As an aside, it is taken for granted (and self-evident) that people's wells are dry because of the coal slurry line, the only one of its kind in the world, which takes more than a billion gallons of water a year from the desert aquifer underlying Black Mesa to slurry ground coal through a pipeline almost three hundred miles to a Laughlin, Nevada power plant where the coal is fired to generate power for Las Vegas, Los Angeles, and Phoenix, hungry mega-cities which squat on the desert floor like huge parasites.
One grandmother, whose land in the Red Lake/Tonalea area is crossed by the slurry line, told of having had ponds and groves of fruit trees her whole life, ponds now dry, fruit trees dead.
From a letter dated July 1 to the Office of Inspector General, U.S. Dep't of Interior, signed by that same grandmother, Rena Babbitt Lane, and her beloved husband, John Lane: "We are suffering greatly because in the last 2 or 3 months the U.S. Department of the Interior's Bureau of Indian Affairs (BIA) capped off and dismantled 4 of the windmills near where we live on both Hopi Partitioned Land (HPL) and Navajo Partitioned Land (NPL). In one case, the pump was disassembled or welded off at the water shaft. A child we know tells of a Hopi government man that shut off a windmill on Navajo Partitioned Land (NPL) just 2 weeks agoŠNow the only place we can get water is from 27 miles away, each wayŠJust to get to the highway we have to travel 17 miles on rough dirt roads."
8 days later, on July 9, a great and gentle man, John Lane died from the excessive stress brought on by this siege. He was forced to work himself to death to bring desperately needed water to his livestock, his gardens, and his family. The prayers of everyone at the Sun Dance were offered to a heartbroken Rena Babbit Lane, married since her teens. The U.S. government must be held accountable for this tragedy.
On July 12, John Lane was buried on the family's ancestral land without permission of the Hopi Tribal Council or the Bureau of Indian Affairs.
The next night the back roads were clear of police, and water was brought into camp.
As the Sun Dance went on, some people received tickets, some were stopped and information taken from their driver's licenses, and some were just watched by police as they drove in.
And some turned around and didn't try the blockade. We will never know how many people traveled what distances to share the Sun Dance prayers, and perhaps be healed, only to find their way blocked and to have to return home, disappointed.
One person heard Rangers bragging that 2 out of 3 cars were turned back by this show of force, but who can believe them?

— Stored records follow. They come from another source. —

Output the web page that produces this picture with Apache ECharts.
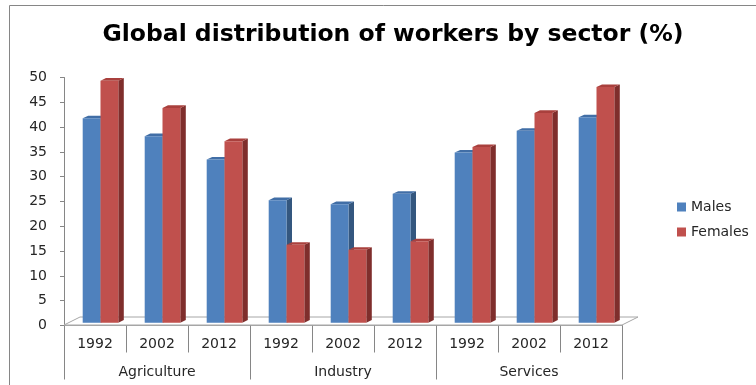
<!DOCTYPE html>
<html>
<head>
<meta charset="utf-8">
<script src="https://cdn.jsdelivr.net/npm/echarts/dist/echarts.min.js"></script>
<style>
  html, body { margin: 0; padding: 0; background: #ffffff; }
  #chart { width: 756px; height: 385px; }
</style>
</head>
<body>
<div id="chart"></div>
<script>
// Share of workers in each sector, by sex (%)
const years = ['1992', '2002', '2012', '1992', '2002', '2012', '1992', '2002', '2012'];
const sectors = ['Agriculture', 'Industry', 'Services'];
const males = [41.2, 37.6, 32.9, 24.7, 23.9, 26.0, 34.3, 38.7, 41.4];
const females = [48.8, 43.3, 36.6, 15.7, 14.7, 16.4, 35.4, 42.3, 47.5];
const yTicks = { min: 0, max: 50, step: 5 };

const FONT = 'DejaVu Sans';
const DEPTH = [5.5, -2.6];      // bar side / top extrusion
const BAR_SHIFT = [5.5, -2.8];  // bars stand a little way back on the floor
const BAR_W = 17.8;

const palette = {
  Males:   { front: '#4F81BD', side: '#34577F', top: '#416EA6' },
  Females: { front: '#C0504D', side: '#7F2E2C', top: '#A9403D' }
};

// 3D-looking column: front face, right side and top face
function columnRenderer(name, slot) {
  const c = palette[name];
  return function (params, api) {
    const idx = api.value(0);
    const top = api.coord([idx, api.value(1)]);
    const base = api.coord([idx, 0]);
    const x0 = top[0] + BAR_SHIFT[0] + (slot === 0 ? -BAR_W : 0);
    const x1 = x0 + BAR_W;
    const yt = top[1] + BAR_SHIFT[1];
    const yb = base[1] + BAR_SHIFT[1];
    const dx = DEPTH[0], dy = DEPTH[1];
    return {
      type: 'group',
      children: [
        { type: 'polygon', shape: { points: [[x1, yb], [x1 + dx, yb + dy], [x1 + dx, yt + dy], [x1, yt]] },
          style: { fill: c.side } },
        { type: 'polygon', shape: { points: [[x0, yt], [x0 + dx, yt + dy], [x1 + dx, yt + dy], [x1, yt]] },
          style: { fill: c.top } },
        { type: 'rect', shape: { x: x0, y: yt, width: BAR_W, height: yb - yt },
          style: { fill: c.front } }
      ]
    };
  };
}

// Floor of the plot area, seen slightly from above
function floorRenderer(params, api) {
  const cs = params.coordSys;
  const yb = cs.y + cs.height - 0.5;
  const dx = 16, dy = -8;
  return {
    type: 'polygon',
    shape: { points: [[cs.x, yb], [cs.x + dx, yb + dy], [cs.x + cs.width + dx, yb + dy], [cs.x + cs.width, yb]] },
    style: { fill: '#ffffff', stroke: '#A6A6A6', lineWidth: 1 }
  };
}

const chart = echarts.init(document.getElementById('chart'), null, { renderer: 'canvas' });

chart.setOption({
  animation: false,
  backgroundColor: '#ffffff',
  textStyle: { fontFamily: FONT },
  title: {
    text: 'Global distribution of workers by sector (%)',
    left: 388,
    textAlign: 'center',
    top: 18,
    textStyle: { fontFamily: FONT, fontSize: 23.5, fontWeight: 'bold', color: '#000000' }
  },
  graphic: [{
    type: 'rect',
    shape: { x: 9.5, y: 5.5, width: 800, height: 420 },
    style: { fill: 'none', stroke: '#868686', lineWidth: 1 },
    silent: true,
    z: -1
  }],
  legend: {
    data: ['Males', 'Females'],
    orient: 'vertical',
    left: 677,
    top: 199,
    padding: 0,
    icon: 'rect',
    itemWidth: 9,
    itemHeight: 9,
    itemGap: 9,
    textStyle: { fontFamily: FONT, fontSize: 14, color: '#262626', lineHeight: 16 }
  },
  grid: { left: 64, right: 134, top: 77.5, bottom: 59.5 },
  xAxis: [{
    type: 'category',
    data: years,
    position: 'bottom',
    axisLine: { show: true, lineStyle: { color: '#A6A6A6' } },
    axisTick: { show: true, interval: 0, length: 27, lineStyle: { color: '#868686' } },
    axisLabel: { interval: 0, margin: 12, fontFamily: FONT, fontSize: 14, color: '#262626' },
    splitLine: { show: false }
  }, {
    type: 'category',
    data: sectors,
    position: 'bottom',
    axisLine: { show: false },
    axisTick: { show: true, interval: 0, length: 54, lineStyle: { color: '#868686' } },
    axisLabel: { interval: 0, margin: 40, fontFamily: FONT, fontSize: 14, color: '#262626' },
    splitLine: { show: false }
  }],
  yAxis: {
    type: 'value',
    min: yTicks.min,
    max: yTicks.max,
    interval: yTicks.step,
    axisLine: { show: true, lineStyle: { color: '#868686' } },
    axisTick: { show: true, length: 4, lineStyle: { color: '#868686' } },
    axisLabel: { margin: 17, fontFamily: FONT, fontSize: 14, color: '#262626' },
    splitLine: { show: false }
  },
  series: [{
    name: 'floor',
    type: 'custom',
    silent: true,
    xAxisIndex: 0,
    renderItem: floorRenderer,
    data: [[0, 0]],
    z: 1
  }, {
    name: 'Males',
    type: 'custom',
    xAxisIndex: 0,
    itemStyle: { color: palette.Males.front },
    renderItem: columnRenderer('Males', 0),
    encode: { x: 0, y: 1 },
    data: males.map((v, i) => [i, v]),
    z: 2
  }, {
    name: 'Females',
    type: 'custom',
    xAxisIndex: 0,
    itemStyle: { color: palette.Females.front },
    renderItem: columnRenderer('Females', 1),
    encode: { x: 0, y: 1 },
    data: females.map((v, i) => [i, v]),
    z: 3
  }]
});
</script>
</body>
</html>
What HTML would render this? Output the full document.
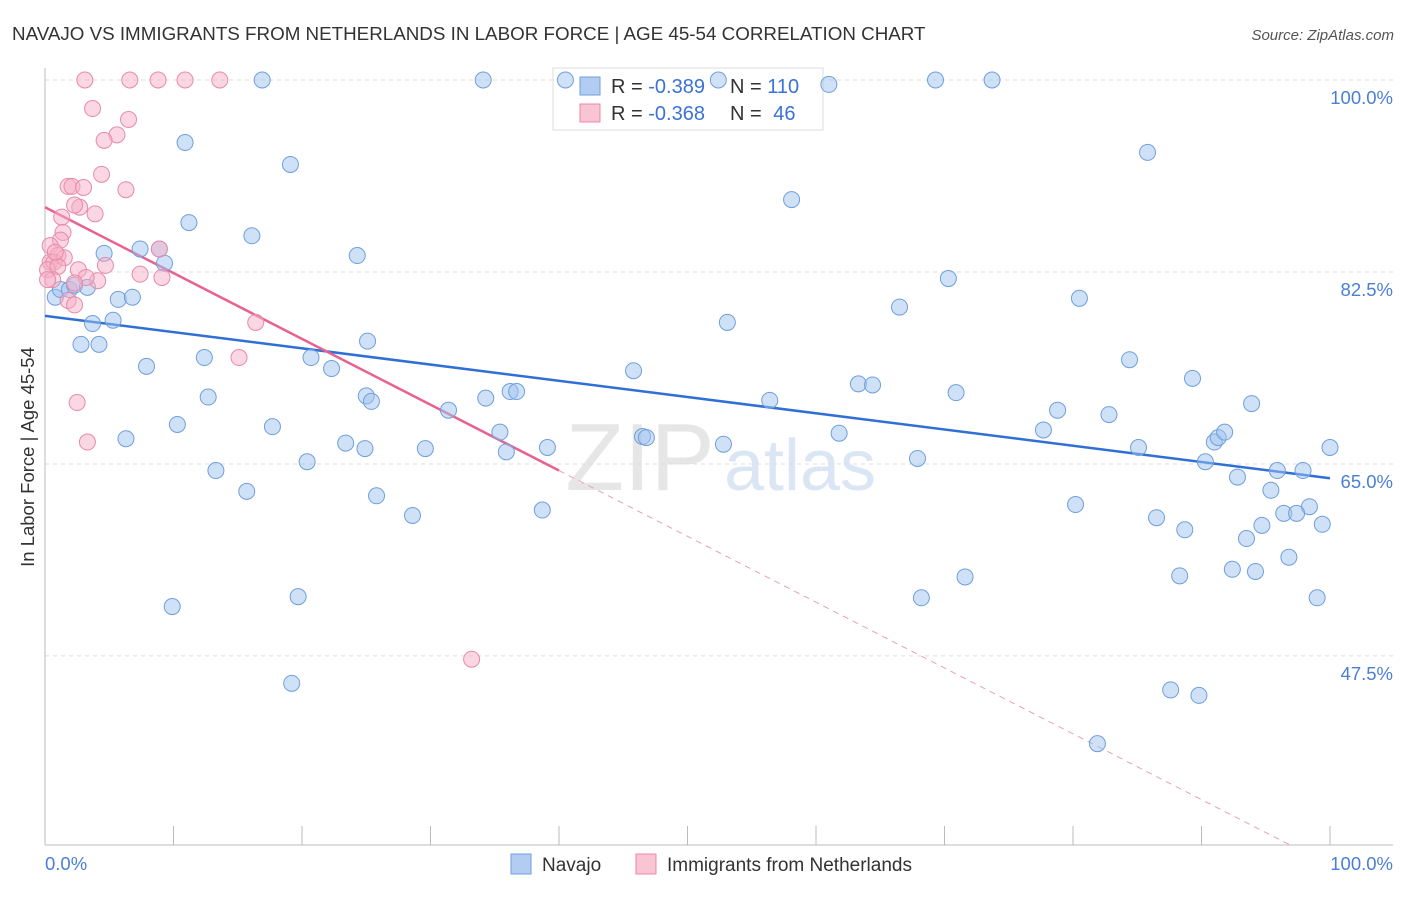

The Sun Dance took its own time, and set its own pace, and proceeded magnificently to a conclusion on Sunday, July 15. Throughout the four days, countless thunderclouds had drifted by, monsoonlike, sometimes floating over the Sun Dance itself, dropping rain and flashing electric charges and booming, sometimes just lighting up the horizon, or sending a charge into some distant brush.
That final Sun Dance afternoon we watched the tree and its colorful prayer flags, newly washed by a thunderstorm, glittering in the last light of the day.